▸ **Stated task**:
The lines from the top of the material through the line with "const DGRAY = '#404040';" are to be set down exactly. Leave the pictures out.

▸ **Data block**:
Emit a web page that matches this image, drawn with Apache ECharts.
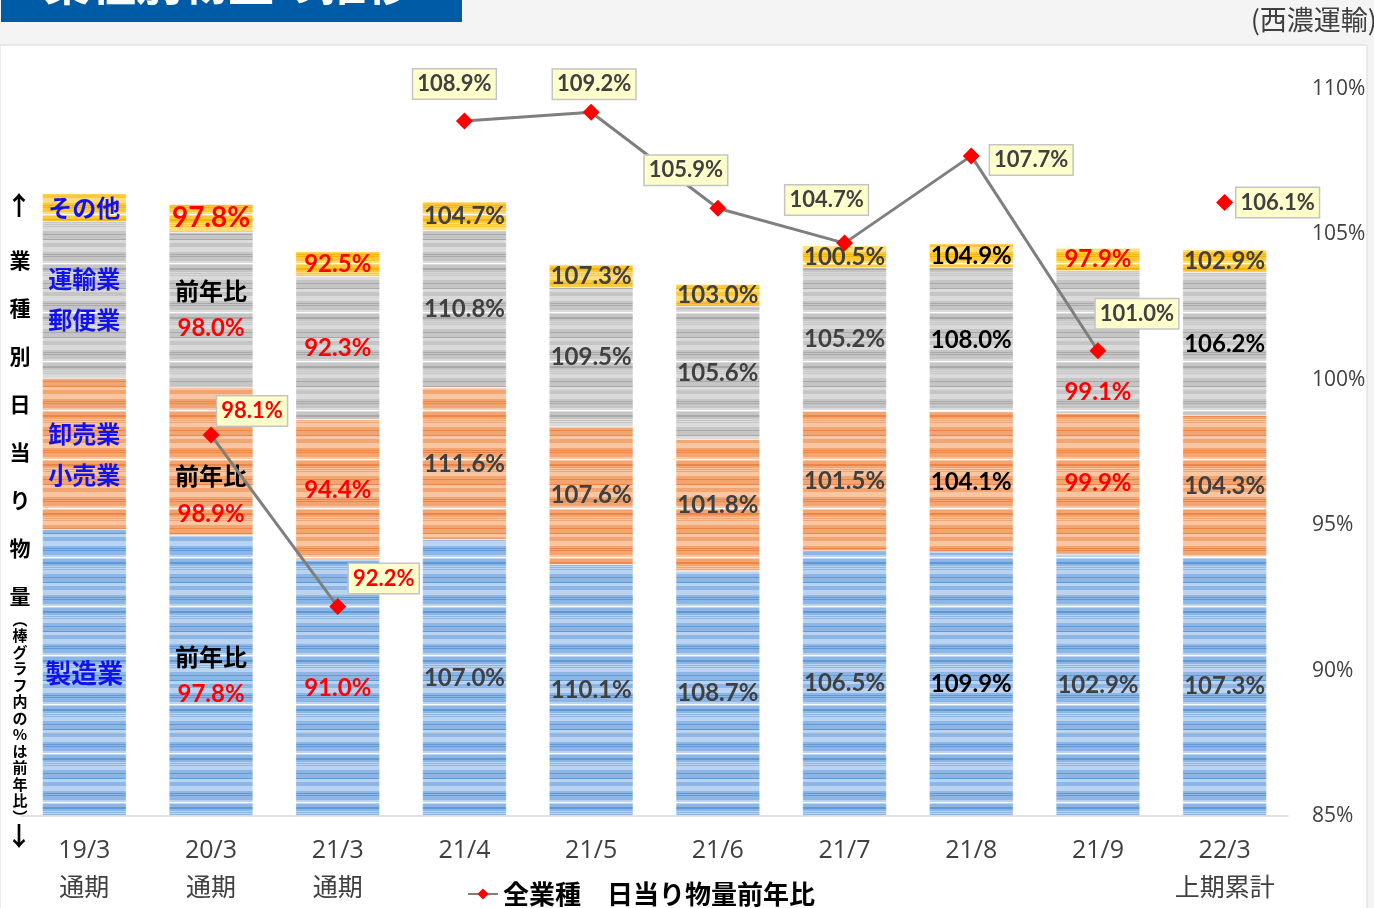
<!DOCTYPE html>
<html>
<head>
<meta charset="utf-8">
<script src="https://cdn.jsdelivr.net/npm/echarts@6/dist/echarts.min.js"></script>
<style>
html,body{margin:0;padding:0;background:#F4F4F4;}
#chart{width:1374px;height:908px;}
</style>
</head>
<body>
<div id="chart"></div>
<script>
// ---------- data ----------
const categories = ['19/3\n通期','20/3\n通期','21/3\n通期','21/4','21/5','21/6','21/7','21/8','21/9','22/3\n上期累計'];
// relative daily volume by industry (bar segment sizes, index scale)
const manufacturing   = [39.4, 38.6, 35.2, 38.0, 34.6, 33.7, 36.5, 36.3, 36.0, 35.7];
const wholesaleRetail = [20.8, 20.4, 19.3, 20.9, 18.9, 18.1, 19.2, 19.3, 19.4, 19.4];
const transportPostal = [21.6, 21.3, 19.7, 21.6, 19.2, 18.3, 19.7, 19.8, 19.6, 19.7];
const others          = [3.8, 3.8, 3.4, 4.0, 3.1, 3.0, 3.0, 3.3, 3.1, 3.1];
// year-on-year ratios (%) shown inside the bars
const manufacturingYoY   = [null, 97.8, 91.0, 107.0, 110.1, 108.7, 106.5, 109.9, 102.9, 107.3];
const wholesaleRetailYoY = [null, 98.9, 94.4, 111.6, 107.6, 101.8, 101.5, 104.1, 99.9, 104.3];
const transportPostalYoY = [null, 98.0, 92.3, 110.8, 109.5, 105.6, 105.2, 108.0, 99.1, 106.2];
const othersYoY          = [null, 97.8, 92.5, 104.7, 107.3, 103.0, 100.5, 104.9, 97.9, 102.9];
// all industries, daily volume YoY (%)
const allYoY = [null, 98.1, 92.2, 108.9, 109.2, 105.9, 104.7, 107.7, 101.0, 106.1];
const lineSegments = [[1, 2], [3, 8], [9, 9]];
const rightTicks = [85, 110, 5];
const segNames = {mfg: '製造業', whl: '卸売業\n小売業', trn: '運輸業\n郵便業', oth: 'その他'};
const legendName = '全業種　日当り物量前年比';

// ---------- styles ----------
const FONT = 'Lato, "Noto Sans CJK JP", sans-serif';
const CJK = '"Noto Sans CJK JP", sans-serif';
const NAME_BLUE = '#1212EE';
const RED = '#FF0000';
const DGRAY = '#404040';

function stripes(base, light, dark) {
  const c = document.createElement('canvas');
  const seq = 'BBLLLLLBBDBDBBBBLLWLBBBDDBBLBLBLLLLBBBDBBBBDLLLBB';
  c.width = 4; c.height = seq.length;
  const g = c.getContext('2d');
  for (let y = 0; y < seq.length; y++) {
    const ch = seq[y];
    g.fillStyle = ch === 'B' ? base : ch === 'L' ? light : ch === 'W' ? '#FFFFFF' : dark;
    g.globalAlpha = ch === 'W' ? 0.5 : 1;
    g.fillRect(0, y, 4, 1);
  }
  return {image: c, repeat: 'repeat'};
}
const patterns = {
  mfg: stripes('#8DB6E4', '#B9D3F0', '#5E9AD8'),
  whl: stripes('#F2A570', '#F8C6A2', '#EC8546'),
  trn: stripes('#C5C5C5', '#DADADA', '#A9A9A9'),
  oth: stripes('#FFC83A', '#FFDD78', '#F5B500')
};

function colorFor(key, i, v) {
  if (v < 100) return RED;
  if (i === 7) return '#000000';
  if (i === 9 && key === 'trn') return '#000000';
  return DGRAY;
}
const labelOffsets = {whl: {1: [0, 34]}, trn: {8: [0, 50]}};

function barSeries(key, values, yoy) {
  const data = values.map((v, i) => {
    let label;
    if (i === 0) {
      label = {formatter: segNames[key], color: NAME_BLUE, lineHeight: 41, fontSize: key === 'mfg' ? 26 : 24, fontFamily: CJK};
    } else if (i === 1 && key !== 'oth') {
      label = {
        formatter: '{k|前年比}\n{r|' + yoy[i].toFixed(1) + '%}',
        rich: {
          k: {color: '#000', fontSize: 24, fontWeight: 'bold', fontFamily: CJK, lineHeight: 38},
          r: {color: RED, fontSize: 24, fontWeight: 'bold', fontFamily: FONT, lineHeight: 38}
        }
      };
    } else {
      label = {formatter: yoy[i].toFixed(1) + '%', color: colorFor(key, i, yoy[i])};
      if (i === 1 && key === 'oth') label.fontSize = 28;
    }
    if (labelOffsets[key] && labelOffsets[key][i]) label.offset = labelOffsets[key][i];
    return {value: v, label: label};
  });
  return {
    type: 'bar', name: segNames[key], stack: 'vol', yAxisIndex: 0, barWidth: 84,
    itemStyle: {color: patterns[key], borderColor: 'rgba(255,255,255,0.6)', borderWidth: 0.5},
    label: {show: true, position: 'inside', fontSize: 24, fontWeight: 'bold', fontFamily: FONT},
    emphasis: {disabled: true},
    data: data, z: 2
  };
}

const pointOffsets = {1: [41, -24], 2: [46, -28], 3: [-10, -37], 4: [3, -28], 5: [-32, -38], 6: [-18, -43], 7: [60, 4], 8: [39, -37], 9: [53, 0]};
function lineSeries(seg) {
  const data = allYoY.map((v, i) => {
    if (i < seg[0] || i > seg[1] || v == null) return null;
    return {
      value: v,
      label: {
        formatter: v.toFixed(1) + '%',
        color: v < 100 ? RED : DGRAY,
        offset: pointOffsets[i]
      }
    };
  });
  return {
    type: 'line', name: legendName, yAxisIndex: 1, data: data,
    symbol: 'diamond', symbolSize: 17, connectNulls: false,
    lineStyle: {color: '#7F7F7F', width: 3},
    itemStyle: {color: '#FF0000'},
    label: {
      show: true, position: 'inside', fontSize: 22, fontWeight: 'bold', fontFamily: FONT,
      backgroundColor: '#FFFFCC', borderColor: '#C4C4C4', borderWidth: 1.5, padding: [4, 4, 3, 4]
    },
    emphasis: {disabled: true},
    z: 10
  };
}

const leftChars = '業\n種\n別\n日\n当\nり\n物\n量';
const smallChars = '︵\n棒\nグ\nラ\nフ\n内\nの\n%\nは\n前\n年\n比\n︶';

const option = {
  backgroundColor: '#F4F4F4',
  animation: false,
  grid: {left: 21, right: 86, top: 89, bottom: 88},
  legend: {
    data: [legendName], left: 462, top: 876, itemWidth: 30, itemHeight: 14, itemGap: 6,
    textStyle: {fontSize: 26, fontWeight: 'bold', color: '#000', fontFamily: CJK}
  },
  xAxis: {
    type: 'category', data: categories,
    axisLine: {lineStyle: {color: '#D9D9D9', width: 1.5}},
    axisTick: {show: false},
    axisLabel: {fontSize: 25, color: DGRAY, fontFamily: '"Open Sans", "Noto Sans CJK JP", sans-serif', lineHeight: 38, margin: 16, interval: 0}
  },
  yAxis: [
    {type: 'value', min: 0, max: 100, show: false, splitLine: {show: false}},
    {
      type: 'value', position: 'right', min: rightTicks[0], max: rightTicks[1], interval: rightTicks[2],
      axisLine: {show: false}, axisTick: {show: false}, splitLine: {show: false},
      axisLabel: {formatter: '{value}%', fontSize: 21, color: DGRAY, margin: 24, fontFamily: '"Open Sans", sans-serif'}
    }
  ],
  graphic: [
    {type: 'rect', z: -10, shape: {x: 0, y: 45, width: 1367, height: 880}, style: {fill: '#FFFFFF', stroke: '#D9D9D9', lineWidth: 1}, silent: true},
    {type: 'rect', z: -9, shape: {x: 1, y: 0, width: 461, height: 22}, style: {fill: '#005BA6'}, silent: true},
    {type: 'text', z: -8, x: 44, y: 6, style: {text: '業種別物量の推移', fill: '#FFFFFF', font: 'bold 46px "Noto Sans CJK JP"', textVerticalAlign: 'bottom'}, silent: true},
    {type: 'text', x: 1377, y: 20, style: {text: '(西濃運輸)', fill: DGRAY, font: '27px "Noto Sans CJK JP"', textAlign: 'right', textVerticalAlign: 'middle'}, silent: true},
    {type: 'text', x: 19, y: 205, style: {text: '↑', fill: '#000', font: 'bold 26px "Noto Sans CJK JP"', textAlign: 'center', textVerticalAlign: 'middle'}, silent: true},
    {type: 'text', x: 20, y: 236, style: {text: leftChars, fill: '#000', font: 'bold 21px "Noto Sans CJK JP"', lineHeight: 48, textAlign: 'center', textVerticalAlign: 'top'}, silent: true},
    {type: 'text', x: 20, y: 611, style: {text: smallChars, fill: '#000', font: 'bold 15px "Noto Sans CJK JP"', lineHeight: 16.5, textAlign: 'center', textVerticalAlign: 'top'}, silent: true},
    {type: 'text', x: 19, y: 836, style: {text: '↓', fill: '#000', font: 'bold 26px "Noto Sans CJK JP"', textAlign: 'center', textVerticalAlign: 'middle'}, silent: true}
  ],
  series: [
    barSeries('mfg', manufacturing, manufacturingYoY),
    barSeries('whl', wholesaleRetail, wholesaleRetailYoY),
    barSeries('trn', transportPostal, transportPostalYoY),
    barSeries('oth', others, othersYoY)
  ].concat(lineSegments.map(lineSeries))
};

const chart = echarts.init(document.getElementById('chart'), null, {renderer: 'canvas'});
chart.setOption(option);
</script>
</body>
</html>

▸ **Task result**:
Emit a web page that matches this image, drawn with Apache ECharts.
<!DOCTYPE html>
<html>
<head>
<meta charset="utf-8">
<script src="https://cdn.jsdelivr.net/npm/echarts@6/dist/echarts.min.js"></script>
<style>
html,body{margin:0;padding:0;background:#F4F4F4;}
#chart{width:1374px;height:908px;}
</style>
</head>
<body>
<div id="chart"></div>
<script>
// ---------- data ----------
const categories = ['19/3\n通期','20/3\n通期','21/3\n通期','21/4','21/5','21/6','21/7','21/8','21/9','22/3\n上期累計'];
// relative daily volume by industry (bar segment sizes, index scale)
const manufacturing   = [39.4, 38.6, 35.2, 38.0, 34.6, 33.7, 36.5, 36.3, 36.0, 35.7];
const wholesaleRetail = [20.8, 20.4, 19.3, 20.9, 18.9, 18.1, 19.2, 19.3, 19.4, 19.4];
const transportPostal = [21.6, 21.3, 19.7, 21.6, 19.2, 18.3, 19.7, 19.8, 19.6, 19.7];
const others          = [3.8, 3.8, 3.4, 4.0, 3.1, 3.0, 3.0, 3.3, 3.1, 3.1];
// year-on-year ratios (%) shown inside the bars
const manufacturingYoY   = [null, 97.8, 91.0, 107.0, 110.1, 108.7, 106.5, 109.9, 102.9, 107.3];
const wholesaleRetailYoY = [null, 98.9, 94.4, 111.6, 107.6, 101.8, 101.5, 104.1, 99.9, 104.3];
const transportPostalYoY = [null, 98.0, 92.3, 110.8, 109.5, 105.6, 105.2, 108.0, 99.1, 106.2];
const othersYoY          = [null, 97.8, 92.5, 104.7, 107.3, 103.0, 100.5, 104.9, 97.9, 102.9];
// all industries, daily volume YoY (%)
const allYoY = [null, 98.1, 92.2, 108.9, 109.2, 105.9, 104.7, 107.7, 101.0, 106.1];
const lineSegments = [[1, 2], [3, 8], [9, 9]];
const rightTicks = [85, 110, 5];
const segNames = {mfg: '製造業', whl: '卸売業\n小売業', trn: '運輸業\n郵便業', oth: 'その他'};
const legendName = '全業種　日当り物量前年比';

// ---------- styles ----------
const FONT = 'Lato, "Noto Sans CJK JP", sans-serif';
const CJK = '"Noto Sans CJK JP", sans-serif';
const NAME_BLUE = '#1212EE';
const RED = '#FF0000';
const DGRAY = '#404040';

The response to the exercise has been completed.